The elaborately staged return, with its overtones of triumph, dominated China's front pages and Peking's daily 30-minute newscasts for the better part of the week. Like Richard Nixon's equally staged reception on his return to Washington, it had domestic political purposes. Plainly, the Chou show was designed to arouse popular support for Peking's U.S. rapprochement, which had apparently been an element in the power struggle that all but tore the regime apart last fall.

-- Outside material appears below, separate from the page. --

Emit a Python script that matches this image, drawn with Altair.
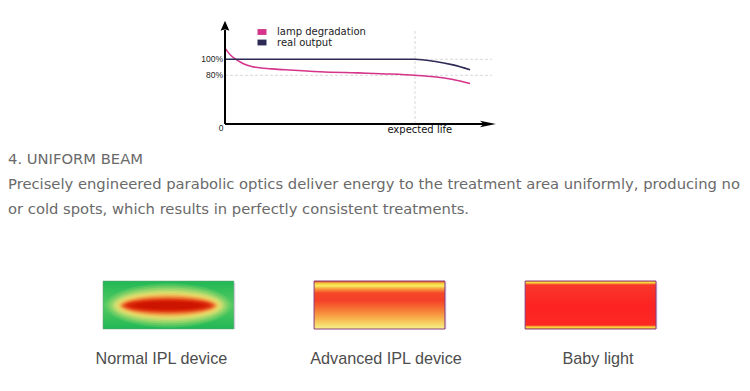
import altair as alt
import pandas as pd

# ---------------- data ----------------
series_names = ["lamp degradation", "real output"]
life_pct = [0, 3, 6, 10, 14, 18, 25, 34, 50, 70, 87, 100, 110, 120, 129]
lamp_degradation = [114, 105, 99.5, 94, 91, 89.5, 88, 86.6, 84.5, 83, 81.6, 80, 77.5, 73, 66.5]
real_output = [100, 100, 100, 100, 100, 100, 100, 100, 100, 100, 100, 100, 97.5, 93, 87]

y_ticks = [100, 80]
y_tick_labels = ["100%", "80%"]
origin_label = "0"
x_axis_label = "expected life"
expected_life = 100

text_lines = [
    "4. UNIFORM BEAM",
    " Precisely engineered parabolic optics deliver energy to the treatment area uniformly, producing no",
    "or cold spots, which results in perfectly consistent treatments.",
]

devices = ["Normal IPL device", "Advanced IPL device", "Baby light"]

# ---------------- styling ----------------
PINK = "#d6338a"
NAVY = "#2d2b55"
W, H = 734, 370

xs = alt.Scale(domain=[0, 100], range=[217, 407], nice=False, zero=False)
ys = alt.Scale(domain=[0, 80, 100], range=[116, 67.3, 51.3], nice=False, zero=False)
dev_scale = alt.Scale(type="band", domain=devices, range=[95, 648], paddingInner=0.38, paddingOuter=0)

lines_df = pd.DataFrame(
    [{"life": l, "pct": v, "series": series_names[0]} for l, v in zip(life_pct, lamp_degradation)]
    + [{"life": l, "pct": v, "series": series_names[1]} for l, v in zip(life_pct, real_output)]
)
legend_df = pd.DataFrame({"series": series_names})
tick_df = pd.DataFrame({"v": y_ticks, "label": y_tick_labels})
text_df = pd.DataFrame({"line": list(range(len(text_lines))), "text": text_lines})
dev_df = pd.DataFrame({"device": devices})
one = pd.DataFrame({"a": [0]})

color_scale = alt.Scale(domain=series_names, range=[PINK, NAVY])

layers = []

# grid lines (dashed)
layers.append(
    alt.Chart(tick_df).mark_rule(color="#d9d9d9", strokeDash=[3, 2], strokeWidth=1).encode(
        y=alt.Y("v:Q", scale=ys, axis=None),
        x=alt.XDatum(0, scale=xs, axis=None),
        x2=alt.X2Datum(140.5),
    )
)
# expected-life vertical dashed line
layers.append(
    alt.Chart(one).mark_rule(color="#d9d9d9", strokeDash=[3, 2], strokeWidth=1).encode(
        x=alt.XDatum(expected_life, scale=xs, axis=None),
        y=alt.YDatum(0, scale=ys, axis=None),
        y2=alt.Y2Datum(136.6),
    )
)
# curves
layers.append(
    alt.Chart(lines_df).mark_line(interpolate="monotone", strokeWidth=1.6).encode(
        x=alt.X("life:Q", scale=xs, axis=None),
        y=alt.Y("pct:Q", scale=ys, axis=None),
        color=alt.Color("series:N", scale=color_scale, legend=None),
    )
)
# axes lines
layers.append(
    alt.Chart(one).mark_rule(color="black", strokeWidth=2).encode(
        x=alt.XDatum(0, scale=xs, axis=None),
        y=alt.YDatum(0, scale=ys, axis=None),
        y2=alt.Y2Datum(137),
    )
)
layers.append(
    alt.Chart(one).mark_rule(color="black", strokeWidth=2).encode(
        x=alt.XDatum(0, scale=xs, axis=None),
        x2=alt.X2Datum(138),
        y=alt.YDatum(0, scale=ys, axis=None),
    )
)
# arrow heads
layers.append(
    alt.Chart(one).mark_point(shape="M0,-1L0.7,0.6L0,0.35L-0.7,0.6Z", size=156, filled=True,
                              color="black", opacity=1).encode(
        x=alt.XDatum(0, scale=xs, axis=None),
        y=alt.YDatum(140.4, scale=ys, axis=None),
    )
)
layers.append(
    alt.Chart(one).mark_point(shape="M1,0L-1,-0.4L-0.55,0L-1,0.4Z", size=256, filled=True,
                              color="black", opacity=1).encode(
        x=alt.XDatum(138.4, scale=xs, axis=None),
        y=alt.YDatum(0, scale=ys, axis=None),
    )
)
# tick labels
layers.append(
    alt.Chart(tick_df).mark_text(align="right", baseline="middle", dx=-2, fontSize=8.5,
                                 font="Liberation Sans", color="#222").encode(
        x=alt.XDatum(0, scale=xs, axis=None),
        y=alt.Y("v:Q", scale=ys, axis=None),
        text="label:N",
    )
)
layers.append(
    alt.Chart(one).mark_text(align="center", baseline="middle", dx=-4, dy=4, fontSize=8.5,
                             font="Liberation Sans", color="#222", text=origin_label).encode(
        x=alt.XDatum(0, scale=xs, axis=None),
        y=alt.YDatum(0, scale=ys, axis=None),
    )
)
layers.append(
    alt.Chart(one).mark_text(align="center", baseline="middle", dy=5.5, fontSize=10,
                             font="DejaVu Sans", color="#111", text=x_axis_label).encode(
        x=alt.XDatum(102.5, scale=xs, axis=None),
        y=alt.YDatum(0, scale=ys, axis=None),
    )
)
# legend
leg_y = alt.Scale(type="point", domain=series_names, range=[24, 34.5], padding=0)
layers.append(
    alt.Chart(legend_df).mark_point(shape="M-1,-0.65L1,-0.65L1,0.65L-1,0.65Z", size=81,
                                    filled=True, opacity=1).encode(
        x=alt.value(254),
        y=alt.Y("series:N", scale=leg_y, axis=None),
        color=alt.Color("series:N", scale=color_scale, legend=None),
    )
)
layers.append(
    alt.Chart(legend_df).mark_text(align="left", baseline="middle", fontSize=10,
                                   font="DejaVu Sans", color="#222").encode(
        x=alt.value(269),
        y=alt.Y("series:N", scale=leg_y, axis=None),
        text="series:N",
    )
)

# paragraph text
layers.append(
    alt.Chart(text_df).mark_text(align="left", baseline="middle", fontSize=14.75,
                                 font="DejaVu Sans", color="#6a6a6a").encode(
        x=alt.value(0),
        y=alt.Y("line:Q", scale=alt.Scale(domain=[0, 2], range=[152, 202]), axis=None),
        text="text:N",
    )
)

# ----- beam profile boxes -----
def dev_rect(name, fill, **kw):
    return alt.Chart(dev_df).transform_filter(alt.datum.device == name).mark_rect(fill=fill, **kw).encode(
        x=alt.X("device:N", scale=dev_scale, axis=None),
        y=alt.value(273),
        y2=alt.value(321),
    )

# soft shadows
for d in devices:
    layers.append(dev_rect(d, "#e4d9ee", xOffset=1.5, yOffset=1.5))

normal_fill = {
    "gradient": "linear", "x1": 0, "y1": 0, "x2": 0, "y2": 1,
    "stops": [
        {"offset": 0, "color": "#20b855"},
        {"offset": 0.5, "color": "#55c962"},
        {"offset": 1, "color": "#20b855"},
    ],
}
layers.append(dev_rect(devices[0], normal_fill, stroke="#6b9a7a", strokeWidth=0.5))

# elliptical hot-spot: nested soft rings (anchors, then densified for smoothness)
ring_anchors = [
    (126, 44, "#7fd46a", 0.35),
    (116, 36, "#b6db6e", 0.45),
    (108, 29, "#e2e070", 0.55),
    (101, 24, "#f0cc60", 0.55),
    (96, 20, "#f09a44", 0.6),
    (92, 16.5, "#ea6a2c", 0.65),
    (87, 13, "#e03c14", 0.7),
    (80, 10, "#d8240a", 0.8),
    (68, 7.5, "#d01800", 0.9),
    (52, 5, "#cc1400", 1.0),
]


def _mix(c1, c2, t):
    a = [int(c1[i:i + 2], 16) for i in (1, 3, 5)]
    b = [int(c2[i:i + 2], 16) for i in (1, 3, 5)]
    return "#" + "".join(f"{round(x + (y - x) * t):02x}" for x, y in zip(a, b))


rings = []
for (w1, h1, c1, o1), (w2, h2, c2, o2) in zip(ring_anchors[:-1], ring_anchors[1:]):
    for t in (0, 0.5):
        rings.append((w1 + (w2 - w1) * t, h1 + (h2 - h1) * t, _mix(c1, c2, t), o1 + (o2 - o1) * t))
rings.append(ring_anchors[-1])

for w, h, c, o in rings:
    r = h / w
    shape = f"M-1,0A1,{r:.4f} 0 1,1 1,0A1,{r:.4f} 0 1,1 -1,0Z"
    layers.append(
        alt.Chart(dev_df).transform_filter(alt.datum.device == devices[0]).mark_point(
            shape=shape, size=w * w, filled=True, color=c, opacity=o, strokeWidth=0
        ).encode(
            x=alt.X("device:N", scale=dev_scale, axis=None),
            y=alt.value(297.5),
        )
    )

adv_fill = {
    "gradient": "linear", "x1": 0, "y1": 0, "x2": 0, "y2": 1,
    "stops": [
        {"offset": 0, "color": "#e0402a"},
        {"offset": 0.05, "color": "#f6c83e"},
        {"offset": 0.1, "color": "#f8f060"},
        {"offset": 0.16, "color": "#f8a040"},
        {"offset": 0.25, "color": "#f54828"},
        {"offset": 0.4, "color": "#f44028"},
        {"offset": 0.55, "color": "#f56a30"},
        {"offset": 0.75, "color": "#f8a848"},
        {"offset": 0.9, "color": "#f7d868"},
        {"offset": 1, "color": "#f5f090"},
    ],
}
layers.append(dev_rect(devices[1], adv_fill, stroke="#8a3a7a", strokeWidth=1))

baby_fill = {
    "gradient": "linear", "x1": 0, "y1": 0, "x2": 0, "y2": 1,
    "stops": [
        {"offset": 0, "color": "#f2a020"},
        {"offset": 0.035, "color": "#f8e040"},
        {"offset": 0.08, "color": "#f8382a"},
        {"offset": 0.5, "color": "#fd2323"},
        {"offset": 0.92, "color": "#fc2822"},
        {"offset": 0.96, "color": "#f8e040"},
        {"offset": 1, "color": "#f0a020"},
    ],
}
layers.append(dev_rect(devices[2], baby_fill, stroke="#8a3a7a", strokeWidth=1))

# device labels
label_dx = [-7, 6.5, 7.5]
for d, dx in zip(devices, label_dx):
    layers.append(
        alt.Chart(dev_df).transform_filter(alt.datum.device == d).mark_text(
            align="center", baseline="alphabetic", dx=dx, fontSize=16.2,
            font="Liberation Sans", color="#4d4d4d"
        ).encode(
            x=alt.X("device:N", scale=dev_scale, axis=None),
            y=alt.value(356),
            text="device:N",
        )
    )

chart = (
    alt.layer(*layers)
    .resolve_scale(x="independent", y="independent", color="independent")
    .properties(width=W, height=H, padding=0, autosize=alt.AutoSizeParams(type="none"),
                background="white")
    .configure_view(stroke=None)
)

chart.save("out.html", embed_options={"renderer": "svg", "actions": False})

Diplomatic Zag. The Chinese had reason to be satisfied. As most of the world read it, the communique that Nixon and Chou signed in Shanghai seemed to show some important American "concessions" to Peking on the Taiwan question. For the first time, the U.S. formally adopted the position, held by both Nationalists and Communists, that there is "but one China and that Taiwan is part of China." But coupled with the promise to "ultimately" withdraw all U.S. forces from the island and the lack of any mention of the U.S. defense commitment—a commitment that Nixon later reconfirmed—the communique looked to many nations, particularly in Asia, like a U.S. obeisance to Peking. One Indonesian newspaper called it "a death verdict for Taiwan." To counter that impression, and to allay the fears of the U.S.'s Asian allies, Nixon sent Assistant Secretary of State Marshall Green on an eleven-country post-summit tour of friendly capitals in Asia and the Pacific basin.

Still, almost everywhere, the China trip prompted fresh pondering about the unsettling new shape of world diplomacy and, in some countries, about the future state of ties with the U.S. London read the communique as an indication of a further loosening of America's traditional links to Europe; to many Europeans, it seemed also to foretell a pendular swing of U.S. attention back to the kind of overfascination with China that prevailed up through the Roosevelt years. Moscow darkly suggested that the communique was only "the tip of an iceberg." Saigon puzzled unhappily over the fact that, unlike Japan and South Korea, South Viet Nam was given no specific U.S. pledge of support in the communique. Indonesians voiced the fear that Japan, left out in the cold, might arm itself with nuclear weapons.